The cards, each 3 5/8 x 2 3/4 inches, are $20 per set, $50 for all three. They can be ordered direct from BTC here.

Dan Gregory, manager and majordomo of Between the Covers, told us how the whole project began.

“I think the original idea for doing a book catalog in the form of collectable trading cards came from Mark Hime. Mark had done several unusual format catalogs in the past — a few poster catalogs issued to coincide with bookfairs, and an elaborate joke catalog of famous fictional objects (Huck Finn’s fishing rod, etc.) Around the middle of 1997, when Between the Covers started to issue catalogs in which every book was pictured individually and in color, Tom and Mark talked about collaborating on such a set. I came up with the design, and worked out the technical specifications (for example, how thick a card stock would yield the right number of cards to fit perfectly on a press sheet AND when cut would fit perfectly into available plastic set holders, etc.).

A fine copy in a fine dust jacket now sells for $100,000+

“The idea from the outset was to create a ‘greatest hits’ catalog of outstanding material that had not sold out of previous catalogs — we’re booksellers after all. Quite a few good books were deemed too obscure. When you only have a sentence or two to describe a book, the inherent desirability of the book has to be a pretty obvious to start. I took existing descriptions and edited them down for space, and Tom (Congalton) and Mark each had a hand finalizing the text.

“The chemise for the first set was patterned after a 19th Century half leather binding. For the second set I took a 1950s Mickey Spillane pulp paperback and reworked the art so that the femme fatale is protecting a book. The chemise of the final set was taken from a 1920s Bonet binding (from an original loaned to me by Priscilla Juvelis).

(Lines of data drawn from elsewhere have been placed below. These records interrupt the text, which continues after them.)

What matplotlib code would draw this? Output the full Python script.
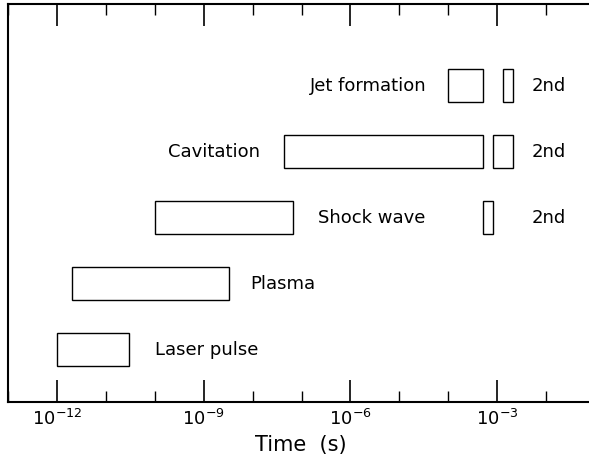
import matplotlib
matplotlib.use('Agg')
import matplotlib.pyplot as plt

# processes, row (1 = bottom), start and end time in seconds
names = ["Laser pulse", "Plasma", "Shock wave", "Cavitation", "Jet formation"]
rows = [1, 2, 3, 4, 5]
starts = [1e-12, 2e-12, 1e-10, 4.4e-8, 1e-4]
ends = [3e-11, 3.3e-9, 6.8e-8, 5e-4, 5e-4]

# second events
second_rows = [3, 4, 5]
second_starts = [5e-4, 8.3e-4, 1.3e-3]
second_ends = [8.3e-4, 2.1e-3, 2.1e-3]

# label placement: (x, horizontal alignment)
label_pos = {
    "Laser pulse": (1.0e-10, 'left'),
    "Plasma": (9e-9, 'left'),
    "Shock wave": (2.2e-7, 'left'),
    "Cavitation": (1.4e-8, 'right'),
    "Jet formation": (3.6e-5, 'right'),
}

fig = plt.figure(figsize=(5.89, 4.65), dpi=100)
ax = fig.add_axes([8 / 589, 63 / 465, 636 / 589, 398 / 465])

h = 0.5
for name, r, s, e in zip(names, rows, starts, ends):
    ax.barh(r, e - s, left=s, height=h, facecolor='white', edgecolor='black', linewidth=1)
    x, ha = label_pos[name]
    ax.text(x, r, name, ha=ha, va='center', fontsize=13)

for r, s, e in zip(second_rows, second_starts, second_ends):
    ax.barh(r, e - s, left=s, height=h, facecolor='white', edgecolor='black', linewidth=1)
    ax.text(5.1e-3, r, "2nd", ha='left', va='center', fontsize=13)

ax.set_xscale('log')
ax.set_xlim(1e-13, 1e0)
ax.set_ylim(0.21, 6.24)

ax.set_xticks([1e-12, 1e-9, 1e-6, 1e-3])
ax.set_xticklabels([r'$10^{-12}$', r'$10^{-9}$', r'$10^{-6}$', r'$10^{-3}$'], fontsize=13)
ax.set_xticks([10.0 ** k for k in range(-13, 1)], minor=True)
ax.xaxis.set_minor_formatter(plt.NullFormatter())
ax.tick_params(axis='x', which='major', direction='in', length=16, width=1.2, top=True, pad=5)
ax.tick_params(axis='x', which='minor', direction='in', length=8, width=1, top=True)
ax.set_yticks([])

for side in ['left', 'bottom', 'top']:
    ax.spines[side].set_linewidth(1.5)
ax.spines['right'].set_visible(False)

ax.set_xlabel('Time  (s)', fontsize=15)
ax.xaxis.set_label_coords(0.461, -0.082)

fig.savefig('out.png', dpi=100)
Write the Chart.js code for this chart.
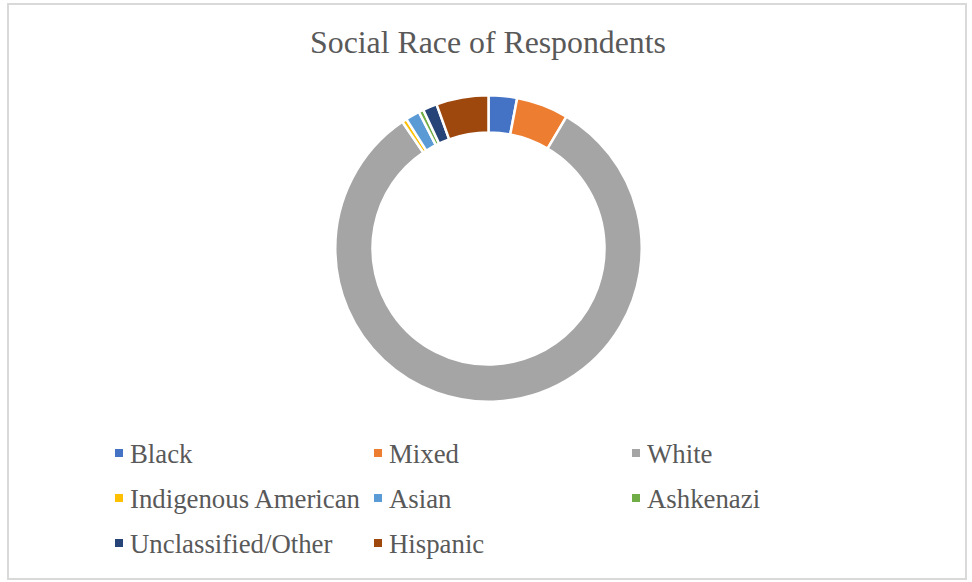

Throughout the three sets we took care not to repeat the edition of any single title.

“We actually have some uncut press sheets for each set — they make a really cool poster and we wanted to sell them or give them away but the sheet is too thick to roll and difficult to ship, so they are buried somewhere in our building, waiting to be discovered by another generation of booksellers.

“We’re often asked if we’ll do a fourth set, but I have little interest. First, given our inventory and the card sets’ emphasis on ‘high spots,’ it is difficult to avoid duplicating titles. Second, there’s a nice symmetry to the suite of three (it’s a ‘magic number’ my kids sing to me).”

We asked Tom Congalton, proprietor of BTC, to comment about the scandalous absence of bubble gum in each set of Classic Book Cards but he, justifiably, appears to think the question too silly to respond to. Mark Hime, who has made it his sacred duty to worship at the Church of Latter-Day Luddites, can only be reached via bush telegraph beating log-drums, smoke signals, or vintage ’40’s rotary desk phone while taking a bottle out of the bottom drawer, pouring himself a stiff one, chair back, feet up, and imagining Mary Astor as the deceitful, amoral dame who knew no boundaries, had a mosquito’s heart, a vampire’s greed, and knew how to handle a gat: She was trouble but he specialized in trouble.

“It was the best copy in the world and she had to have it – But she wasn’t going to pay in cash…” (Mark Hime, L.A. rare book dealer, moonlight gumshoe, and cousin of Mike Hammer).

Yet she wasn’t interested in paying with what he presumed she was interested in paying with, so he negotiated with the treacherous jane and sold her all three sets of Classic Book Cards in exchange for a chaste kiss on his cheek and a so long, sucker.

(Between the Covers accepts standard forms of payment).